I love the way Sing, Unburied, Sing and Hum If You Don't Know the Words look together. I'm sort of shocked that Hum's cover didn't change, but that's not because I don't like it. I do! 

Yes, I'm going to do color wheel stats. Here is the dominant color of each book on the list. 
red - two
blue - twelve
yellow - zero
green - two
orange - two
purple - zero
black - two, including Manhattan Beach, which is debatable
white - four (three of which are nonfiction)

Some might say the aqua tone popular for comic novels is more green than blue, but to my thinking, these titles are all screaming, "Please don't call me green."

4. I am really fixated on the idea of reading books in pairs, and I was kind of taken by how many books read well together. Either the books can be read in succession, or one of them can be assigned as extra credit, so to speak. For our In-Store Lit Group, I paired The Tea Girl of Hummingbird Lane with Jenny Zhang's Sour Heart (not on the list) for two contemporary takes on being Chinese American.

The walking books - Pair Lillian Boxfish Takes a Walk with Flaneuse. Author Rooney is a student of flâneurs and flâneuses.

The water books - Manhattan Beach and The Death and Life of the Great Lakes are two books fixated on water

The gutting of the middle class books - Janesville, Anything Is Possible, and The Long Haul are all fixated on the stresses on the middle class.

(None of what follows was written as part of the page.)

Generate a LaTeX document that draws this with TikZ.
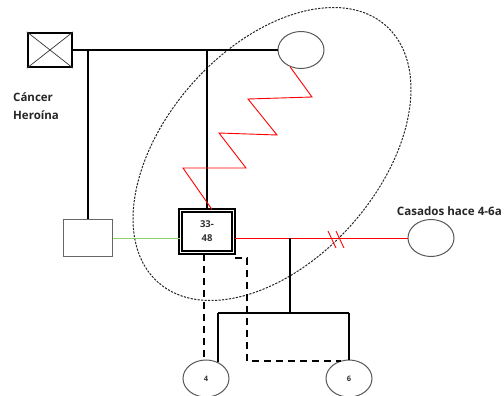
\documentclass[tikz,border=0pt]{standalone}
\usepackage{fontspec}
\setmainfont{Open Sans}
\usetikzlibrary{shapes.geometric}
\begin{document}
\begin{tikzpicture}[x=1pt,y=-1pt,
  blk/.style={line width=2.5pt, black},
  circ/.style={ellipse, draw=black!65, line width=1pt, minimum width=46pt, minimum height=37pt, inner sep=0pt, font=\bfseries\fontsize{7.5}{8}\selectfont, text=black!80},
  rel/.style={red, line width=0.9pt},
  dsh/.style={line width=2.5pt, dash pattern=on 7pt off 5pt},
  lab/.style={font=\bfseries\fontsize{11.5}{13}\selectfont, text=black!85, inner sep=0pt},
  grp/.style={black!85, line width=1pt, dash pattern=on 2.2pt off 1.3pt},
]
\useasboundingbox (0,0) rectangle (504,396);

% dashed group ellipse
\draw[grp, rotate around={48.4:(272,154)}] (272,154) ellipse [x radius=171.6pt, y radius=106.4pt];

% nodes
\node[draw, line width=2.3pt, minimum width=44pt, minimum height=34pt, inner sep=0pt] (f) at (50,50) {};
\draw[line width=0.7pt, black!80] (f.north west) -- (f.south east) (f.north east) -- (f.south west);
\node[circ] (m) at (301,50) {};
\node[draw=black!60, line width=1pt, minimum width=49pt, minimum height=37pt, inner sep=0pt] (s) at (88,238) {};
\node[draw, line width=2pt, double, double distance=1.6pt, minimum width=53pt, minimum height=42pt, inner sep=0pt,
      align=center, font=\bfseries\fontsize{9.5}{14}\selectfont, text=black!80] (p) at (207,231.5) {33-\\48};
\node[circ] (sp) at (431,238) {};
\node[circ] (c4) at (206,378.5) {4};
\node[circ] (c6) at (349,378.5) {6};

% labels
\node[lab, anchor=base west] (t1) at (13,102) {Cáncer};
\node[lab, anchor=base west] (t2) at (13,120) {Heroína};
\node[lab, anchor=base east, font=\bfseries\fontsize{11.6}{14}\selectfont] (t3) at (502,215) {Casados hace 4-6a};

% parents' line and descent
\draw[blk] (f.east) -- (m.west);
\draw[blk] (s.north |- f.east) -- (s.north);
\draw[blk] (p.north |- m.west) -- (p.north);

% sibling relation (green)
\draw[green!50!lime!70!black!60, line width=0.7pt] (s.east) -- (s.east -| p.west);

% red zigzag
\draw[rel] (m.237) -- (312,97) -- (248,99) -- (277,135) -- (219,133) -- (246,168) -- (183,168) -- ([xshift=5pt]p.north);

% red marriage line with divorce marks
\draw[rel] (sp.west -| p.east) -- (sp.west);
\draw[rel] (328,231) -- (336,248);
\draw[rel] (336,231) -- (344,248);

% children
\coordinate (mc) at (290,238);
\coordinate (cb) at (290,313);
\draw[blk] (mc) -- (cb);
\draw[blk] (218,313) -- (349,313);
\draw[blk] (218,313) -- (218,362);
\draw[blk] (349,313) -- (c6.north);

% dashed lines
\draw[dsh] ([xshift=-3pt]p.south) -- (204,360);
\coordinate (d1) at (235,258);
\coordinate (d2) at (247,258);
\coordinate (d3) at (247,361);
\draw[dsh] (d1) -- (d2) -- (d3) -- (d3 -| c6.113);
\end{tikzpicture}
\end{document}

Adoption novels - The Tea Girl of Hummingbird Lane and The Leavers are both about Chinese children adopted by Americans. For another book that also includes the adoptive parent perspective, add Ginny Moon

Old New York - Pair Lillian Boxfish Takes a Walk with Manhattan Beach.

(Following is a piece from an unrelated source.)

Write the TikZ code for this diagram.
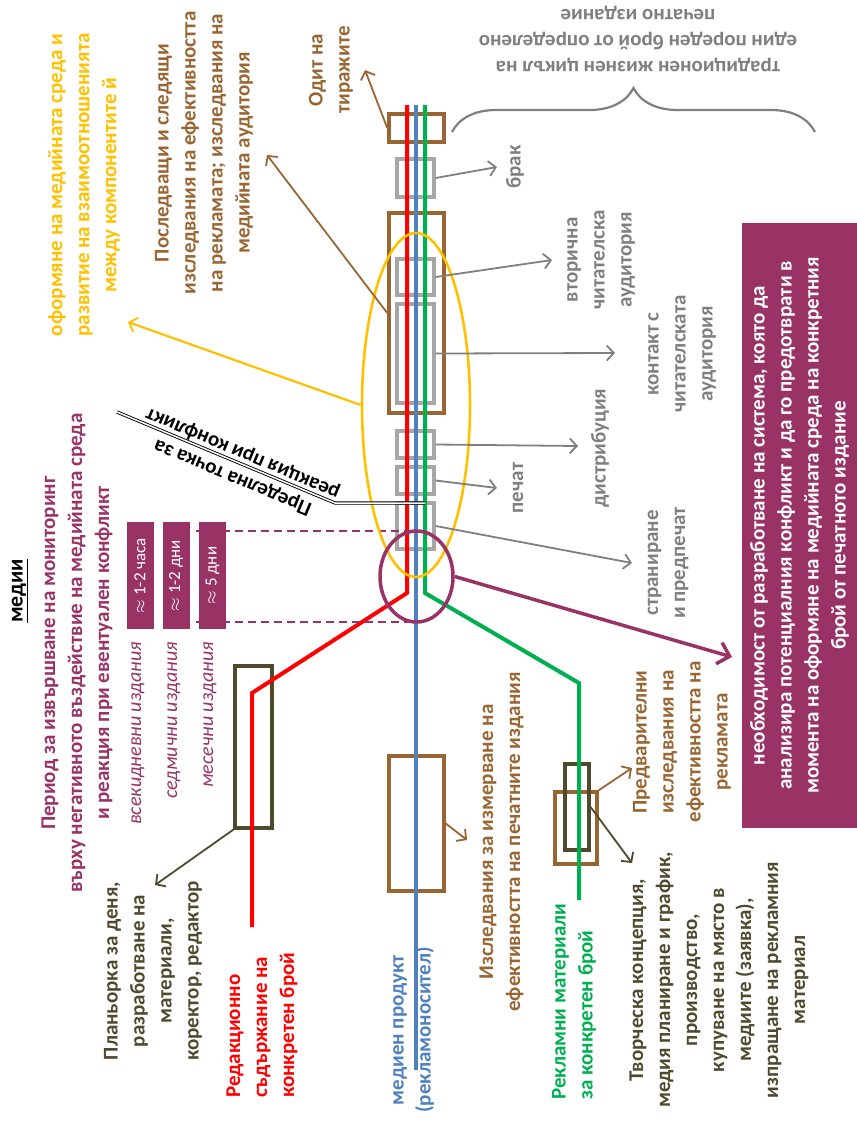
\documentclass[tikz,border=0pt]{standalone}
\usepackage{fontspec}
\setmainfont{Carlito}
\usetikzlibrary{arrows.meta,decorations.pathreplacing,shapes.geometric}
\definecolor{cred}{RGB}{255,0,0}
\definecolor{cblue}{RGB}{79,129,189}
\definecolor{cgreen}{RGB}{0,176,80}
\definecolor{cbrown}{RGB}{153,102,51}
\definecolor{cgray}{RGB}{127,127,127}
\definecolor{cgraybox}{RGB}{166,166,166}
\definecolor{cyellow}{RGB}{255,192,0}
\definecolor{cpurple}{RGB}{153,51,102}
\definecolor{colive}{RGB}{79,74,45}
\begin{document}
\begin{tikzpicture}[x=1pt,y=-1pt,
  lbl/.style={rotate=90, align=center, inner sep=0pt, font=\fontsize{21}{27}\selectfont\bfseries},
  brownbox/.style={draw=cbrown, line width=3.5pt, minimum width=55pt, inner sep=0pt},
  graybox/.style={draw=cgraybox, line width=3.4pt, minimum width=37pt, inner sep=0pt},
  olivebox/.style={draw=colive, line width=3.2pt, inner sep=0pt},
  track/.style={line width=4pt},
  arr/.style={-{Straight Barb[length=7pt,width=15pt,line width=1.8pt]}, line width=1.8pt},
  pbox/.style={rotate=90, fill=cpurple, minimum width=107pt, minimum height=27pt, inner sep=0pt, text=white, font=\fontsize{17}{20}\selectfont},
  edition/.style={rotate=90, anchor=east, inner sep=0pt, text=cpurple, font=\fontsize{20}{24}\selectfont\itshape},
]
\useasboundingbox (0,0) rectangle (857,1125);

% ---- boxes ----
\node[brownbox, minimum height=28pt] (bTop) at (416.5,128) {};
\node[brownbox, minimum height=200pt] (bBig) at (416.5,313) {};
\node[brownbox, minimum height=135pt] (bBlue) at (416.5,823.5) {};
\node[brownbox, minimum width=42pt, minimum height=72pt] (bGreen) at (576,828) {};
\node[graybox, minimum height=38pt] (g1) at (415.5,178) {};
\node[graybox, minimum height=36pt] (g2) at (415.5,277) {};
\node[graybox, minimum height=99pt] (g3) at (415.5,353.5) {};
\node[graybox, minimum height=27pt] (g4) at (415.5,444.5) {};
\node[graybox, minimum height=27pt] (g5) at (415.5,480.5) {};
\node[graybox, minimum height=46pt] (g6) at (415.5,526) {};
\node[olivebox, minimum width=37pt, minimum height=162pt] (oRed) at (253.5,747) {};
\node[olivebox, minimum width=24pt, minimum height=86pt] (oGreen) at (577,807) {};

% ---- tracks ----
\coordinate (rTop) at (407,105);
\coordinate (rBend) at (407,593);
\coordinate (rKnee) at (252,693);
\coordinate (rEnd) at (252,927);
\coordinate (blTop) at (416,105);
\coordinate (blEnd) at (416,1070);
\coordinate (gTop) at (425,105);
\coordinate (gBend) at (425,593);
\coordinate (gKnee) at (579,683);
\coordinate (gEnd) at (579,900);
\draw[track, cblue] (blTop) -- (blEnd);
\draw[track, cred] (rTop) -- (rBend) -- (rKnee) -- (rEnd);
\draw[track, cgreen] (gTop) -- (gBend) -- (gKnee) -- (gEnd);

% ---- dashed period lines ----
\coordinate (d1a) at (196,531);
\coordinate (d1b) at (414,531);
\coordinate (d2a) at (196,622);
\coordinate (d2b) at (414,622);
\draw[cpurple, line width=1.3pt, dash pattern=on 8pt off 5pt] (d1a) -- (d1b);
\draw[cpurple, line width=1.3pt, dash pattern=on 8pt off 5pt] (d2a) -- (d2b);

% ---- ellipses ----
\node[draw=cyellow, line width=2.6pt, ellipse, minimum width=108pt, minimum height=344pt, inner sep=0pt] (ellY) at (416,405) {};
\node[draw=cpurple, line width=3.5pt, ellipse, minimum width=73pt, minimum height=91pt, inner sep=0pt] (ellP) at (416.5,576.5) {};

% ---- brace ----
\draw[cgray, line width=2.2pt, decorate, decoration={brace, amplitude=44pt}] (452,132) -- (815,132);

% ---- arrow end points ----
\coordinate (eOdit) at (365,70);
\coordinate (eSled) at (267,155);
\coordinate (eYel) at (128,322);
\coordinate (eBrak) at (497,167);
\coordinate (eVtor) at (552,260);
\coordinate (eKont) at (615,353);
\coordinate (eDist) at (578,446);
\coordinate (ePech) at (497,488);
\coordinate (eStr) at (632,563);
\coordinate (ePurp) at (732,657);
\coordinate (ePlan) at (155,885);
\coordinate (eIzsl) at (467,840);
\coordinate (ePred) at (632,768);
\coordinate (eTvor) at (632,863);

\draw[arr, cbrown] (bTop.west) -- (eOdit);
\draw[arr, cbrown] (bBig.west) -- (eSled);
\draw[arr, cyellow, line width=2.2pt] (ellY.west) -- (eYel);
\draw[arr, cgray] (g1.east) -- (eBrak);
\draw[arr, cgray] (g2.east) -- (eVtor);
\draw[arr, cgray] (g3.east) -- (eKont);
\draw[arr, cgray] (g4.east) -- (eDist);
\draw[arr, cgray] (g5.east) -- (ePech);
\draw[arr, cgray] (g6.east) -- (eStr);
\draw[cpurple, line width=3.5pt, -{Straight Barb[length=11pt,width=22pt,line width=3.5pt]}] (ellP.east) -- (ePurp);
\draw[arr, colive] (oRed.south west) -- (ePlan);
\draw[arr, cbrown] (bBlue.east) -- (eIzsl);
\draw[arr, cbrown] (bGreen.north east) -- (ePred);
\draw[arr, colive] (oGreen.east) -- (eTvor);

% ---- limit line ----
\coordinate (lA) at (425,503);
\coordinate (lB) at (335,503);
\coordinate (lC) at (117,412);
\draw[black, line width=0.9pt, double=white, double distance=1.5pt] (lA) -- (lB) -- (lC);

% ---- texts ----
\node[lbl, text=cyellow] (tYel) at (84,185) {оформяне на медийната среда и\\развитие на взаимоотношенията\\между компонентите й};
\node[lbl, text=cbrown] (tSled) at (204,153) {Последващи и следящи\\изследвания на ефективността\\на рекламата; изследвания на\\медийната аудитория};
\node[lbl, text=cbrown] (tOdit) at (331,70) {Одит на\\тиражите};
\node[rotate=180, align=center, inner sep=0pt, font=\fontsize{21}{26}\selectfont\bfseries, text=cgray] (tCycle) at (638,39) {традиционен жизнен цикъл на\\един пореден брой от определено\\печатно издание};
\node[lbl, text=cgray] (tBrak) at (515,167) {брак};
\node[lbl, text=cgray] (tVtor) at (601,260) {вторична\\читателска\\аудитория};
\node[lbl, text=cgray] (tKont) at (682,354) {контакт с\\читателската\\аудитория};
\node[lbl, text=cgray] (tDist) at (600,448) {дистрибуция};
\node[lbl, text=cgray] (tPech) at (518,488) {печат};
\node[lbl, text=cgray] (tStr) at (668,563) {страниране\\и предпечат};
\node[lbl, fill=cpurple, text=white, minimum width=605pt, minimum height=115pt] (tNeed) at (799.5,525.5) {необходимост от разработване на система, която да\\анализира потенциалния конфликт и да го предотврати в\\момента на оформяне на медийната среда на конкретния\\брой от печатното издание};
\node[rotate=157.3, align=center, inner sep=0pt, font=\fontsize{21}{26}\selectfont\bfseries, text=black] (tLimit) at (238,465) {Пределна точка за\\реакция при конфликт};
\node[lbl, text=black, font=\fontsize{22}{27}\selectfont\bfseries] (tMedia) at (20,591) {\underline{медии}};
\node[lbl, text=cpurple] (tPeriod) at (77,653) {Период за извършване на мониторинг\\върху негативното въздействие на медийната среда\\и реакция при евентуален конфликт};
\node[pbox] (p1) at (140,575.5) {$\approx$ 1-2 часа};
\node[pbox] (p2) at (176,575.5) {$\approx$ 1-2 дни};
\node[pbox] (p3) at (212.5,575.5) {$\approx$ 5 дни};
\node[edition] (e1) at (138,642) {всекидневни издания};
\node[edition] (e2) at (174,642) {седмични издания};
\node[edition] (e3) at (210,642) {месечни издания};
\node[lbl, text=colive] (tPlan) at (153,971) {Планьорка за деня,\\разработване на\\материали,\\коректор, редактор};
\node[lbl, text=cred, align=left, anchor=west] (tRed) at (262,1098) {Редакционно\\съдържание на\\конкретен брой};
\node[lbl, text=cblue] (tBlue) at (413.5,1030) {медиен продукт\\(рекламоносител)};
\node[lbl, text=cbrown] (tIzsl) at (501.5,842) {Изследвания за измерване на\\ефективността на печатните издания};
\node[lbl, text=cgreen, align=left, anchor=west] (tGreen) at (574,1100) {Рекламни материали\\за конкретен брой};
\node[lbl, text=cbrown] (tPred) at (682,742) {Предварителни\\изследвания на\\ефективността на\\рекламата};
\node[lbl, text=colive] (tTvor) at (719,980) {Творческа концепция,\\медия планиране и график,\\производство,\\купуване на място в\\медиите (заявка),\\изпращане на рекламния\\материал};
\end{tikzpicture}
\end{document}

I've long suggested that folks read Exit West along with The Underground Railroad. Without reading either, I wondered whether The Underground Railroad would pair well with Underground Airlines. Now that I've read both, I stand by the pairing!

5. I was just talking to former Boswell bookseller Jocelyn who told me that comedies are trending in romance, and look at that, a comic novel just won the Pulitzer Prize. I was also thrilled to hear Stephen McCauley featured on Terry Gross's Fresh Air for My Ex-Life. I've been feeling that fiction has been taking a back seat to cable and streaming television, and it was glorious to have a comic novel featured. Maybe what we need is a full year of comic fiction - with Less and On Turpentine Lane, we've got you started.

And how many of you noticed that both Greer and Lipman's novels have upside down tropes on their cover. Let's fact it, upside down is funny!

6. Here is a complete list of our summer-fall book club recommendations.

7. Two events book club events with Kathleen Rooney. On Tuesday, June 26, 2 pm, we'll be at the Frank L. Weyenberg Library in Mequon. At 6:30 pm, we'll be joined by librarian Paulette Brooks at the Elm Grove Library. I'll be talking more about these books, and librarians will join in with their picks, followed by a presentation about Lillian Boxfish Takes a Walk.